All posts

fundamentals

MTTR, MTBF, MTTD, MTTF: incident metrics that actually matter

Uptimera team8 min read

Reliability acronyms have a way of multiplying. MTTR, MTBF, MTTD, MTTF, MTTA, MTTI — at some point every team gets asked which numbers they track, and the honest answer is usually "we've heard of them." This post is the short, opinionated version: what each metric actually measures, the formula in one line, and whether it's worth the effort to track.

The four you'll actually be asked about

Almost every conversation about incident metrics narrows down to four:

  • MTTD — Mean Time To Detect. From the moment something breaks to the moment your monitoring notices.
  • MTTA — Mean Time To Acknowledge. From detection to a human pressing the "acknowledged" button on the page.
  • MTTR — Mean Time To Recover. From the start of the incident to full service restoration. Sometimes also expanded as Mean Time To Repair or Resolve — the three are usually used interchangeably, but watch out: a tool that measures "repair" (until the fix ships) gives a different number than one that measures "recovery" (until users are happy again).
  • MTBF — Mean Time Between Failures. The average uptime between incidents. A high MTBF means rare outages; it doesn't say anything about how bad each one is.

The formulas, in one line each

These all assume you have a list of incidents over some time window (a quarter is typical):

  • MTTD = sum of (detected − started) / number of incidents
  • MTTA = sum of (acknowledged − detected) / number of incidents
  • MTTR = sum of (resolved − started) / number of incidents
  • MTBF = total uptime in the period / number of incidents

Two warnings about the formulas. First: "mean" is a brittle statistic for incidents because incident durations are heavily right-skewed — one 12-hour outage will dominate three months of 15-minute ones. Most mature teams report the median (P50) and 95th percentile (P95) alongside the mean. Second: dividing by "number of incidents" over a quarter implies you have enough incidents for the average to be meaningful. If you had two outages last quarter, you don't have an MTTR — you have two data points.
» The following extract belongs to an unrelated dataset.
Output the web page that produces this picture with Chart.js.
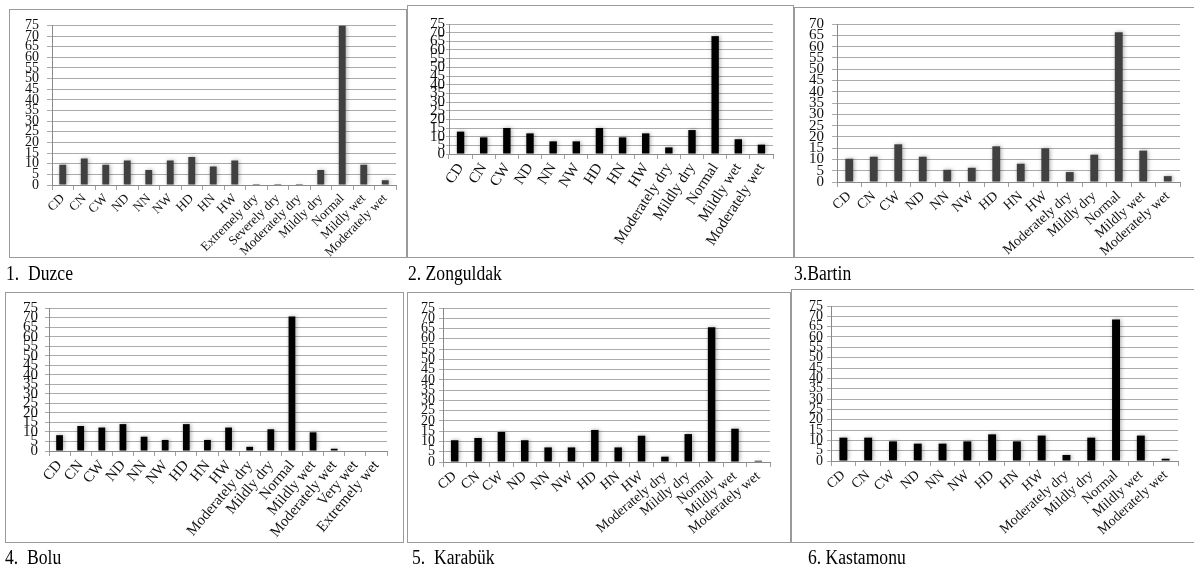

A word on MTTF (Mean Time To Failure)

MTTF is the manufacturing equivalent of MTBF, used for components that don't get repaired — they just fail and are replaced. In software you'll almost never need it: SaaS services don't have a "final" failure, they have outages followed by recoveries. If a vendor or interview question asks about MTTF, they probably mean MTBF and you can answer accordingly.

Which metrics are actually worth tracking

Pragmatically: MTTD and MTTR are the two that move. They're where engineering investment shows up. MTBF is largely a function of how complex your system is and how often you ship — useful for trend-watching, not for improvement targets.

MTTD: where monitoring earns its keep

If your MTTD is high (10+ minutes), you're either checking too infrequently, alerting on the wrong things, or both. The biggest improvements come from cheap changes: shorter check intervals (5-minute → 30-second), monitoring the surfaces customers actually use (the signup flow, not just the homepage), and adding multi-region quorum so you stop ignoring alerts as flaky.

MTTR: where culture and tooling meet

MTTR has two stages: get the right person looking and let that person fix it. The first is escalation and on-call discipline (covered in our on-call setup post). The second is runbooks, observability, and the ability to roll back deploys. Teams with high MTTR almost always have one of three problems: nobody knows what changed, nobody knows where to look, or the rollback path is theoretical.

Reasonable targets for a small team

Rough numbers for a B2B SaaS with one or two on-call engineers:

  • MTTD: < 2 minutes for customer-facing surfaces, < 10 minutes for background jobs.
  • MTTA: < 5 minutes during business hours, < 10 minutes overnight.
  • MTTR: P50 under 30 minutes, P95 under 4 hours. Anything past 4 hours is usually a dependency failure outside your control or a database problem requiring restore.
  • MTBF: Treat as a lagging indicator. Use it to validate that reliability work is helping, not as a target.

A simple monthly reliability report

Most teams over-engineer this. A two-page monthly report is plenty:

  • Total uptime % vs your stated SLO (see our SLA vs SLO vs SLI guide).
  • Number of incidents by severity (SEV1/SEV2/SEV3).
  • MTTD and MTTR — median and P95 — month over month.
  • Top three contributors to downtime, with a one-line summary each.
  • One callout: what changed this month, what we're changing next.

Where to go from here

If you don't have any of these numbers yet, start with two: track MTTD via your monitoring tool (most expose this in their alert log) and MTTR via your incident tracker. Three months in, you'll have enough data to spot trends — and you'll know which way to push them.